Chiara and Andrea met by chance in an airport and saw each other again six months later. They have wedding rings they never wore. They never thought they would have kids. The way they touch, gaze, make fun of each other, looks like young love. They lead a perfectly bourgeois life, but at home, around the dinner table or watching TV in the master bedroom, a theater of surreal, absurd and hilarious interactions gains the upper hand. Family life reminds me that normality is a word for people I don’t know. Then there are those moments, like that time when I was 26 and I saw them dancing in the kitchen after dinner, on a regular day and for no reason.
As a child I grew up flooded by their unusual energy, then left, to live abroad. Each time I came back I could see their relationship unaltered, yet their glow a touch fainter. A fear sharpened by the death of my grandmother pushed me to photograph for years, chaotically, whatever I couldn’t afford to forget, helplessly trying to snatch pieces of life from the flow of time.

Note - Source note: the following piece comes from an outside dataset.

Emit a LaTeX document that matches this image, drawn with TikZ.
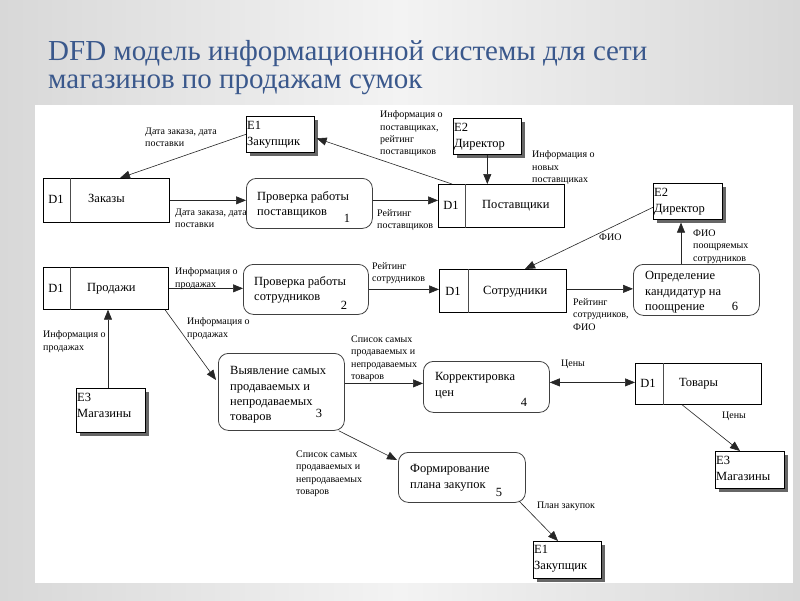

A few months ago I started to give an order to this pile of photos, meditating on how the experience of love passes down from one generation to the next, leaving traces in the way I live my physicality, humor, desires, in my capability to take care of others, in my inadequacy to live up to an example that sets the bar high.
Yesterday I found my mother outside of her bedroom bustling about with cardboard boxes, naked. She was warm, she said. Dad recently retired, and she reluctantly slowed down her job to follow him in his decision to move away from Milan, Italy, to a small coastal town. They’re leaving the city and the home I grew up in. They’ll walk down the beach in the morning instead of reving to work on a scooter. Their life will be slower. I wonder what it will mean.
I’m starting to photograph objects, letters resurfacing from the past, and us, moving in a space that will no longer be. This work will be part of a book and installation about the relationship between my parents, the way it influenced my own idea of love, and my fear of loss.
Navigating this moment of change there’s a sentence I’ve been trying to keep in mind. In 1951 Jean Cocteau was asked in an interview what he would have taken with him if his house was on fire. He replied: “I believe I would take the fire”.